▶ **Material for the task**

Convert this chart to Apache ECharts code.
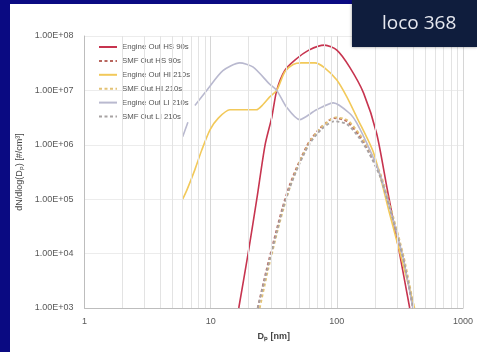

---

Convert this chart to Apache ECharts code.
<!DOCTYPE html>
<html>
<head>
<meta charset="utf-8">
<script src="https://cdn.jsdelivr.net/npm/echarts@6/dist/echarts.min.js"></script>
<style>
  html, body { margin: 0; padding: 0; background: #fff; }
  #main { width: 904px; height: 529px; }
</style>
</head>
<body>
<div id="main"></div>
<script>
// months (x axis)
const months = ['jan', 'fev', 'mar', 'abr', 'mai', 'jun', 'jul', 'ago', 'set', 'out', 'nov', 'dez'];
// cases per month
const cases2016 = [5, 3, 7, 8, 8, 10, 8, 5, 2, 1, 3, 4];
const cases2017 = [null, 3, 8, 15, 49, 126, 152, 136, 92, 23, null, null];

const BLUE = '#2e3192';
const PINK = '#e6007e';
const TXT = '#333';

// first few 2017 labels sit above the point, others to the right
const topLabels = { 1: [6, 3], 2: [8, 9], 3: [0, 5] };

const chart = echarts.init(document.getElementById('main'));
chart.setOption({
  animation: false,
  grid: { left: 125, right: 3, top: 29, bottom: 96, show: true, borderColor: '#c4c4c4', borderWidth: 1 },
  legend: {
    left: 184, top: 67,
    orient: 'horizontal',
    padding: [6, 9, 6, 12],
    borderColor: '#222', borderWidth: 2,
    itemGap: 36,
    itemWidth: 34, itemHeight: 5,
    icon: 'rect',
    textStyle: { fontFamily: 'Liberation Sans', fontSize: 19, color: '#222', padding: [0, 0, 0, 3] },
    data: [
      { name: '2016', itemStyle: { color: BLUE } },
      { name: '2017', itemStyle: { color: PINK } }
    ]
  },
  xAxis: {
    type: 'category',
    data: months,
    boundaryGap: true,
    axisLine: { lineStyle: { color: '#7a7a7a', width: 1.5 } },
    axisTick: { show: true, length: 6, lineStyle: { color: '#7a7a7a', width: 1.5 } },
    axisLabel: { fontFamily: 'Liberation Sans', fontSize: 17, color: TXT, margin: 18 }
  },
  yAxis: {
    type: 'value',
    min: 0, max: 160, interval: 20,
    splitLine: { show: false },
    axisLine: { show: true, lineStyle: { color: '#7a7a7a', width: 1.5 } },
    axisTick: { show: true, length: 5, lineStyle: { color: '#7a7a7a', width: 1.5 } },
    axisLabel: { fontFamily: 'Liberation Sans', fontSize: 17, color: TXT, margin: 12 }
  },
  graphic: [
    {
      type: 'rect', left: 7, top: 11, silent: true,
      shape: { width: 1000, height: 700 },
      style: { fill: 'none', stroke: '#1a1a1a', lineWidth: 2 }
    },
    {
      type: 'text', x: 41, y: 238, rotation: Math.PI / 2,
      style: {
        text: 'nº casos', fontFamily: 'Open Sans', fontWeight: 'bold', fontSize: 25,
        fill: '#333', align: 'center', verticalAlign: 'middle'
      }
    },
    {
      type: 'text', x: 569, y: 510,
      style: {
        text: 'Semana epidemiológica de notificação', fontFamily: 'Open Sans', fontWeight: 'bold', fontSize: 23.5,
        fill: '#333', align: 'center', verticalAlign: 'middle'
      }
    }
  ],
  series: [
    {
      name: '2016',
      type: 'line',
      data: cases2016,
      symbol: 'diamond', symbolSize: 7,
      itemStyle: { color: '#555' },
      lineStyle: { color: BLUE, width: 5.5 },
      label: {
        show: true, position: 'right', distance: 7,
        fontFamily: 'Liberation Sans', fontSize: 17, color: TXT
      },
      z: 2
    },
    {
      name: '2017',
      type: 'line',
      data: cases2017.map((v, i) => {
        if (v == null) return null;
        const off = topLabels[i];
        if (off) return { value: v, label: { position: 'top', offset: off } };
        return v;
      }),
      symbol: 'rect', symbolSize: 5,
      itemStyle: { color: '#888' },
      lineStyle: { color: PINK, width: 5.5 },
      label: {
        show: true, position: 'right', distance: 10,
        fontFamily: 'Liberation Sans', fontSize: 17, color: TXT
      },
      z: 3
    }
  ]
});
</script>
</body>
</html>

---

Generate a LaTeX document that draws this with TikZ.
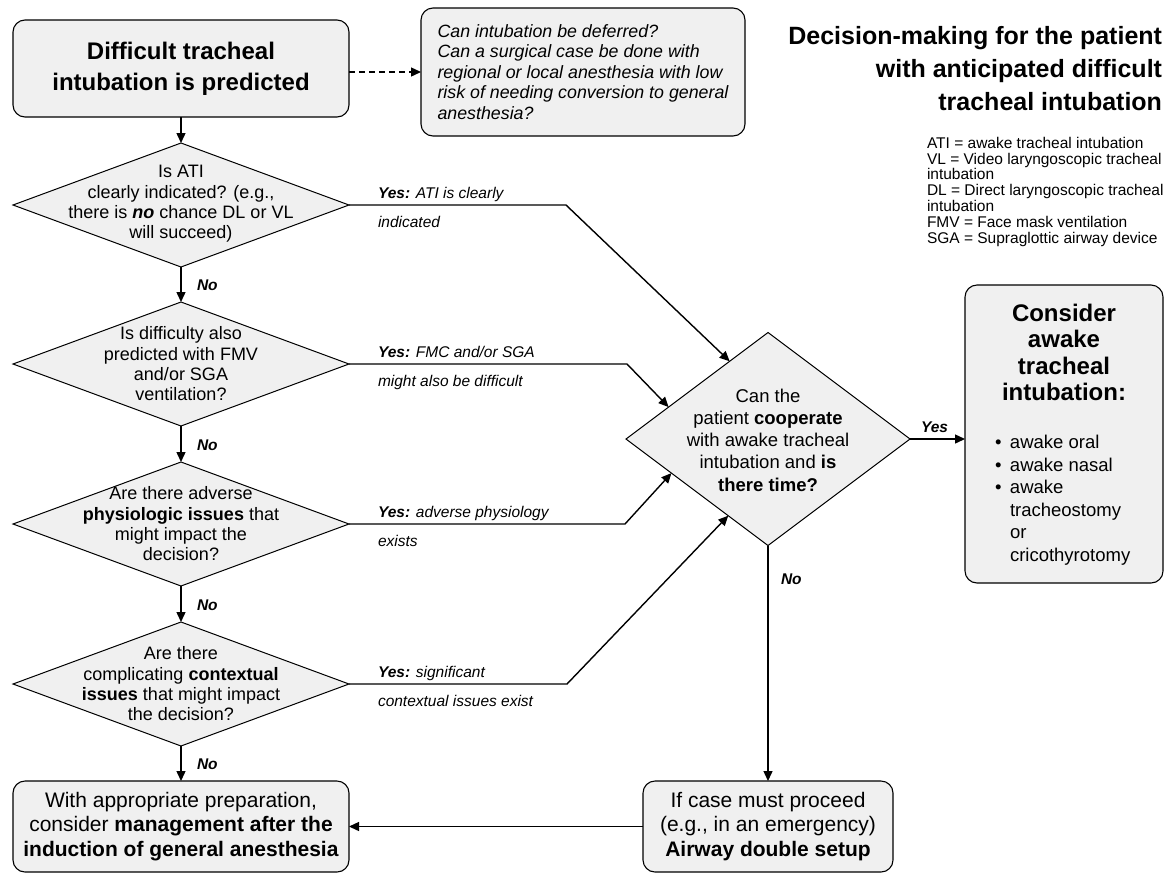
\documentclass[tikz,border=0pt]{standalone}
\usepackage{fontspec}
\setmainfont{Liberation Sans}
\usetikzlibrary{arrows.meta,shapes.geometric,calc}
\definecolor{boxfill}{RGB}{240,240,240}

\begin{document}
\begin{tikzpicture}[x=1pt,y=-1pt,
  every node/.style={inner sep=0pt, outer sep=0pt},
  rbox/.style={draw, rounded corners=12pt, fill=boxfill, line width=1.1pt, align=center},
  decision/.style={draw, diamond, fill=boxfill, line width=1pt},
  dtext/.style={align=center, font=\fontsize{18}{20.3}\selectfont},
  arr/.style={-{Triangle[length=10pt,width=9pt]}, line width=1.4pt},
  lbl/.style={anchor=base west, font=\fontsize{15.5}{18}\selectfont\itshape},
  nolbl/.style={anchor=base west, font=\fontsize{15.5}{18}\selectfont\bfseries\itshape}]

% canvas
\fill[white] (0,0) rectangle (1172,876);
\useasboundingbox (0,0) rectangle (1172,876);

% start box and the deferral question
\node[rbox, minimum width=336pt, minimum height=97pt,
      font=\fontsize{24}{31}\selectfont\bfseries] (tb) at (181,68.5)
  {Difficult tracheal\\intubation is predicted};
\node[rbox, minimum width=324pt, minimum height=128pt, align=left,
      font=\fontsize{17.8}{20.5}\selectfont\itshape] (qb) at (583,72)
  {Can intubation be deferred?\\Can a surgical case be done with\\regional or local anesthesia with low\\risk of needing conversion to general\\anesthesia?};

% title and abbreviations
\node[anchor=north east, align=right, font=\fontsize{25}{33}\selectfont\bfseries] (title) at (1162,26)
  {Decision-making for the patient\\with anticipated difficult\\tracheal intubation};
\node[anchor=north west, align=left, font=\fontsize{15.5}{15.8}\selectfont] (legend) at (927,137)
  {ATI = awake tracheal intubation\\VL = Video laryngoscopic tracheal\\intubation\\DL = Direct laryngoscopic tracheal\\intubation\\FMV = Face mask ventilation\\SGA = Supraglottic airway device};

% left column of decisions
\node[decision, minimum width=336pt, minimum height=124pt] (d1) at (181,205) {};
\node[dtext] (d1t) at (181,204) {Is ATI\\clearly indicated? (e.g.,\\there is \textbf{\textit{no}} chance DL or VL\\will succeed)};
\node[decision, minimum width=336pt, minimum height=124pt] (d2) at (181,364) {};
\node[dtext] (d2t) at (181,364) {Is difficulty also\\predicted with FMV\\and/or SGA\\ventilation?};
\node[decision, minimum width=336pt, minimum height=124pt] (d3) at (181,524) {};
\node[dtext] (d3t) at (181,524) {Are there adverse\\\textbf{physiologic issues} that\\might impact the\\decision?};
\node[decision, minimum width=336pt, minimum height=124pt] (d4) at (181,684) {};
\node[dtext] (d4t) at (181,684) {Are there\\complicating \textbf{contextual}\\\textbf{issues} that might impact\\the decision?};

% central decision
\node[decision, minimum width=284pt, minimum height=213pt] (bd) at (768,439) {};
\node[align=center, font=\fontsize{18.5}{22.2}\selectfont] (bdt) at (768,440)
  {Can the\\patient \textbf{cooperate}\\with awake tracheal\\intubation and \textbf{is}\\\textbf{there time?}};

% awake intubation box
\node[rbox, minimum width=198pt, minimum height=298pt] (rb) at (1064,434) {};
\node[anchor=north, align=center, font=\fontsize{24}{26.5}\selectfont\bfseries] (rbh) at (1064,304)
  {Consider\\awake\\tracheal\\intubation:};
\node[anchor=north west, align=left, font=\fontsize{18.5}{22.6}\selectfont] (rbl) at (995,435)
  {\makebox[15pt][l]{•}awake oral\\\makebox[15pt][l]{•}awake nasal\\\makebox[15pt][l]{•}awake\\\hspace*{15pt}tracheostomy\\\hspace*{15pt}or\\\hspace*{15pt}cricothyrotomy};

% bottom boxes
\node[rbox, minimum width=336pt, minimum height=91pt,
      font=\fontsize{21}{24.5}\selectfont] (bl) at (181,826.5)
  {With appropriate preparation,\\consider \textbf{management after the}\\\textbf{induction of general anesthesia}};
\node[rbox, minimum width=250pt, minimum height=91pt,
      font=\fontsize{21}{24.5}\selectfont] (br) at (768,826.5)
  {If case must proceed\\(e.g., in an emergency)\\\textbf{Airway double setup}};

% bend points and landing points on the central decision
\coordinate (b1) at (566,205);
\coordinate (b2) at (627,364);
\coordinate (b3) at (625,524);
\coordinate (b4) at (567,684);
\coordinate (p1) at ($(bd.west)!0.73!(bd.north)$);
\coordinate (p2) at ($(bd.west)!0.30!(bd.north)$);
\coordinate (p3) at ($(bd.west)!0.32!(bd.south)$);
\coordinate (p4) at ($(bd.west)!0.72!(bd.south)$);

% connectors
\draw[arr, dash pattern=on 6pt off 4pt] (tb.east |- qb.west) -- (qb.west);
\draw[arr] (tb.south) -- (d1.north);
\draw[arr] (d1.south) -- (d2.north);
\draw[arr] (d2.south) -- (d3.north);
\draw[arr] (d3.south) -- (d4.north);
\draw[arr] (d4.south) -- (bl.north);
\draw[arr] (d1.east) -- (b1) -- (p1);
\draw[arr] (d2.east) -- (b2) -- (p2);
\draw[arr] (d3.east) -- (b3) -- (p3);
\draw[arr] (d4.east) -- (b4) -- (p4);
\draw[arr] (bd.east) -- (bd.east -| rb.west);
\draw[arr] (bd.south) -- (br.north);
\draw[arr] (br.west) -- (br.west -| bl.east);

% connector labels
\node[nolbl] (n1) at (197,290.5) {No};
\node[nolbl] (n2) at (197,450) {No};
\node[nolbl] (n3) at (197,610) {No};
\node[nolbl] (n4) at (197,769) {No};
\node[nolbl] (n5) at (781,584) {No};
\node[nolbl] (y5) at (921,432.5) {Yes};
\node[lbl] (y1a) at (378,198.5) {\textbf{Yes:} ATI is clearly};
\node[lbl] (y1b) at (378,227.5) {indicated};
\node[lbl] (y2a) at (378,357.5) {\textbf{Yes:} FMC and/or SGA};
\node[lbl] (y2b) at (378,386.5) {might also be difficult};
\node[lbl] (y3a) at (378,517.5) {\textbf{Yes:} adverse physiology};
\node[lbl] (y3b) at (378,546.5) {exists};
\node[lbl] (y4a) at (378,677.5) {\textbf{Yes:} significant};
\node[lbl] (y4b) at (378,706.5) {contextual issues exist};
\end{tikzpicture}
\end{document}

▶ **What needs to be done**
Reproduce, starting at the line containing "Generate a LaTeX" and stopping after the line containing "awake tracheal intubation\\VL", each of those lines exactly and no others; leave pictures out.

▶ **Exercise response**
Generate a LaTeX document that draws this with TikZ.
\documentclass[tikz,border=0pt]{standalone}
\usepackage{fontspec}
\setmainfont{Liberation Sans}
\usetikzlibrary{arrows.meta,shapes.geometric,calc}
\definecolor{boxfill}{RGB}{240,240,240}

\begin{document}
\begin{tikzpicture}[x=1pt,y=-1pt,
  every node/.style={inner sep=0pt, outer sep=0pt},
  rbox/.style={draw, rounded corners=12pt, fill=boxfill, line width=1.1pt, align=center},
  decision/.style={draw, diamond, fill=boxfill, line width=1pt},
  dtext/.style={align=center, font=\fontsize{18}{20.3}\selectfont},
  arr/.style={-{Triangle[length=10pt,width=9pt]}, line width=1.4pt},
  lbl/.style={anchor=base west, font=\fontsize{15.5}{18}\selectfont\itshape},
  nolbl/.style={anchor=base west, font=\fontsize{15.5}{18}\selectfont\bfseries\itshape}]

% canvas
\fill[white] (0,0) rectangle (1172,876);
\useasboundingbox (0,0) rectangle (1172,876);

% start box and the deferral question
\node[rbox, minimum width=336pt, minimum height=97pt,
      font=\fontsize{24}{31}\selectfont\bfseries] (tb) at (181,68.5)
  {Difficult tracheal\\intubation is predicted};
\node[rbox, minimum width=324pt, minimum height=128pt, align=left,
      font=\fontsize{17.8}{20.5}\selectfont\itshape] (qb) at (583,72)
  {Can intubation be deferred?\\Can a surgical case be done with\\regional or local anesthesia with low\\risk of needing conversion to general\\anesthesia?};

% title and abbreviations
\node[anchor=north east, align=right, font=\fontsize{25}{33}\selectfont\bfseries] (title) at (1162,26)
  {Decision-making for the patient\\with anticipated difficult\\tracheal intubation};
\node[anchor=north west, align=left, font=\fontsize{15.5}{15.8}\selectfont] (legend) at (927,137)
  {ATI = awake tracheal intubation\\VL = Video laryngoscopic tracheal\\intubation\\DL = Direct laryngoscopic tracheal\\intubation\\FMV = Face mask ventilation\\SGA = Supraglottic airway device};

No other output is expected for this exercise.